When the God Dances: Embodied Performance and Alternative Religious Epistemologies in Theyyam
When the God Dances: Embodied Performance and Alternative Religious Epistemologies in Theyyam
Abstract
In many folk traditions of South India, such as Theyyam, the emergence of ritual performance is understood not as a supplement to temple worship but as a response to its insufficiency. This paper argues that Theyyam represents not a lesser or derivative form of religiosity but an alternative cosmology and epistemology - a structured system in which embodiment is the primary mode of knowing, transmitting, and encountering the divine. Drawing on ethnographic, historical, and theoretical scholarship, the paper makes three original arguments: that performance in Theyyam constitutes a juridical archive encoding land rights and community sovereignty; that performance functions as what the paper calls a Double Exposure, the moment of simultaneous maximum ideological assertion and maximum vulnerability; and that the deification of folk traditions - whether through Brahmanical assimilation historically or through cinematic and digital circulation contemporarily - operates as a technology of political control, neutralising the juridical and property claims embedded in the performance by moving them from the political to the sacred domain. The paper concludes by calling for a serious, non-reductive engagement with performance traditions as living systems, arguing for the recognition of multiple religiosities as a historical reality rather than a liberal concession.
One.

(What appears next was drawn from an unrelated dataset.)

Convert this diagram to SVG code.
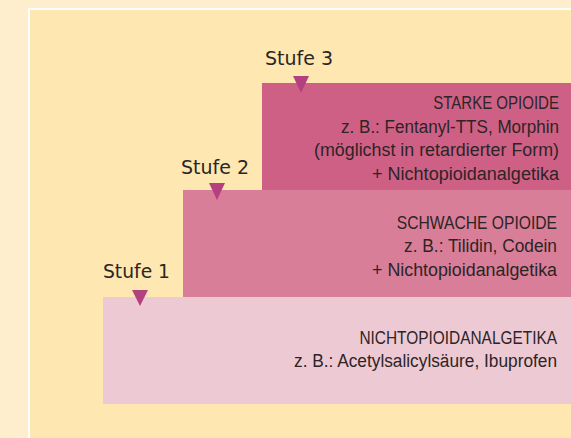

Introduction: The God Who Will Not Stay in the Temple
One. Introduction: The God Who Will Not Stay in the Temple
In the worldview of Theyyam - the ritualistic performance tradition practiced primarily in the Kannur and Kasaragod districts of north Kerala - temple worship is insufficient. This is not a peripheral or incidental claim. It is structural. The belief embedded in Theyyam is that idol worship and priestly mediation cannot satiate human longing for the divine. Religiosity in this tradition does not culminate in the temple as the highest sacred space; it moves outward from the temple to performance, where rituals transform the human body into the actual dwelling of the god. The term Theyyam itself is a demotic form of the Malayalam word Daivam, designating God, and the tradition is among the oldest on the subcontinent, with references traceable to Sangam literature and documented in its historical dimensions by Rich Freeman in his essay 'The Teyyam Tradition of Kerala' in the Blackwell Companion to Hinduism.
The Theyyakaran - the performer - is not a symbol of the deity. He is its actual habitation. Divinity here is not fixed, not hierarchically distributed, not the exclusive property of any institution or caste. And because of this, the performance itself becomes archive, memory, and community knowledge simultaneously. The god dances. The god listens. The god answers. The god remembers who was here first and who wronged whom and what land belongs to whom. This is not metaphor. It is the epistemological claim of the tradition, and this paper takes it seriously.
This paper is a historiographical intervention - a critical overview of existing scholarly lenses through which Theyyam has been studied - read against three original analytical frameworks developed here: performance as juridical archive, performance as Double Exposure, and deification as technology of control. It is situated within a larger doctoral project whose next stage involves primary fieldwork with Theyyakaran communities in Kannur and Kasaragod. The arguments made here are therefore preliminary in the sense of foundational: they establish the conceptual framework that fieldwork will test, refine, and complicate.
The paper argues that Theyyam does not represent a crude or pre-civilisational religiosity with which it is frequently associated by outside observers. It represents an alternative cosmology - not derivative of Brahmanical Hinduism, not lesser than it, but different from it, with its own epistemological architecture, juridical memory, and political authority. What is at stake in taking this seriously is not one tradition among many but the recognition that multiple religiosities are a historical reality - and that the hierarchisation of religious forms, which places temple worship above performance and text above body, is itself a political act with material consequences for the communities whose traditions are thereby subordinated.
Read as a palimpsest - layers of pre-Brahmanical, Brahmanical, colonial, and now digital inscription written over the same performing body - Theyyam reveals how each successive layer conceals, transforms, or destroys something of what came before. The question this paper asks is not whether the tradition has survived. It has, in remarkable ways. The question is what the terms of its survival have cost, and who has paid.